Singapore sells itself as a serious financial center, and it protects that brand aggressively. Crypto firms operate there with a constant undertone of regulatory scrutiny, especially around anti money laundering controls and customer protection expectations.
This case fits that posture. A theft tied to millions in crypto is not just a victim story, it is a reputational risk story for a hub jurisdiction. Prosecuting participants is one of the few tools that reliably changes behavior because it targets the people who make theft profitable: the ones who help convert compromised balances into spendable money. [1]

For the industry, the practical implication is that compliance and monitoring are not optional. Exchanges and OTC desks that let questionable flows slide may not be the only parties under pressure. Individuals who knowingly facilitate movement can become the easier target.

The market backdrop: rising tape, rising attack surface

Crypto crime is cyclical. Price appreciation expands the payoff of account takeovers, social engineering, and credential reuse. When Bitcoin$62,462.11 is north of $70,000, a single compromised hot wallet, exchange account, or seed phrase can be life-changing money. That attracts both sophisticated crews and sloppy opportunists.
At the same time, retail is back. Risk appetite rises, attention gets fragmented, and operational discipline drops. Users chase airdrops, connect wallets to random sites, and approve allowances they do not understand. Then the "SafeX-style" headline hits, and everyone remembers basic security again.

That's the real narrative hook for traders: security failures and enforcement actions don't just hurt victims, they can hit liquidity and sentiment. When major theft stories cluster, market makers widen spreads, platforms tighten withdrawals, and narratives shift from "send" to "protect principal."

What would have prevented the loss (and what still works)

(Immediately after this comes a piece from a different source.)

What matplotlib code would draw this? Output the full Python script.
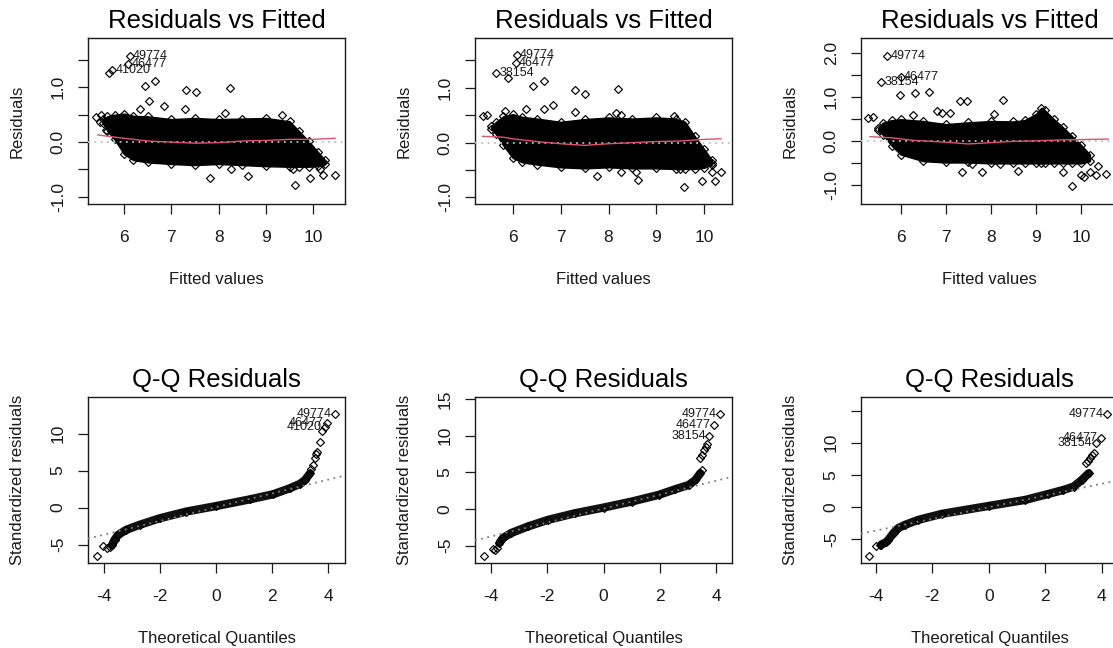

No single tip stops every theft, but the playbook for reducing exposure is well known. If you are managing meaningful size, the baseline looks like this:

Wallet and account controls

  • Hardware wallet for long-term holdings, keep hot wallets small by design.
  • Withdrawal allowlists on exchanges where available.
  • Separate devices for trading and for signing transactions if you can.
  • Remove unused token approvals and limit unlimited allowances.

Authentication hygiene

  • App-based 2FA (or hardware security keys) instead of SMS where possible.
  • Unique passwords and a password manager, no reuse across exchanges.
  • Treat "support" DMs and urgent account messages as hostile by default.

Operational discipline

  • Don't keep large balances on platforms you do not actively use.
  • Run "assume breach" drills: if your phone is gone, what can the attacker do in 10 minutes?

None of this is fun. It is also cheaper than being the next headline.

Risk framing: what this case signals, and what it does not

It is tempting to overfit one sentencing into a sweeping conclusion like "Singapore is cracking down on crypto." The better read is narrower and more actionable:

  • Signal: authorities will pursue and convict participants tied to large theft totals, not just the primary operator.
  • Likely next step: more pressure on the cash-out layer, including tighter scrutiny of fiat ramps and suspicious crypto flows.
  • Not proven from one case: that every crypto theft will see rapid recovery or that sentencing will be uniformly harsh for all defendants.

Catalysts that could flip the narrative include additional arrests tied to the same plot, civil recovery actions, or broader announcements that connect the theft proceeds to larger laundering networks. On the other hand, a successful appeal or reduced sentence in related cases would cool the "tough jurisdiction" take quickly.

Watchlist takeaway (what to track next)

  • Follow-through: whether investigators identify more participants in the SafeX theft network, especially the cash-out route.
  • Platform response: any tightening of withdrawal controls, user verification, or transaction monitoring linked to similar cases.
  • Market sensitivity: theft headlines tend to hit smaller venues harder than majors, watch liquidity conditions and spreads on risk-on days.
  • Your own exposure: if you cannot explain where your seed phrase backups are and who can access them, you are already the target.

This is not just a crime blotter story. It is a reminder that crypto's weakest link is still operational security, and that Singapore is willing to prosecute the people who help turn stolen coins into real money.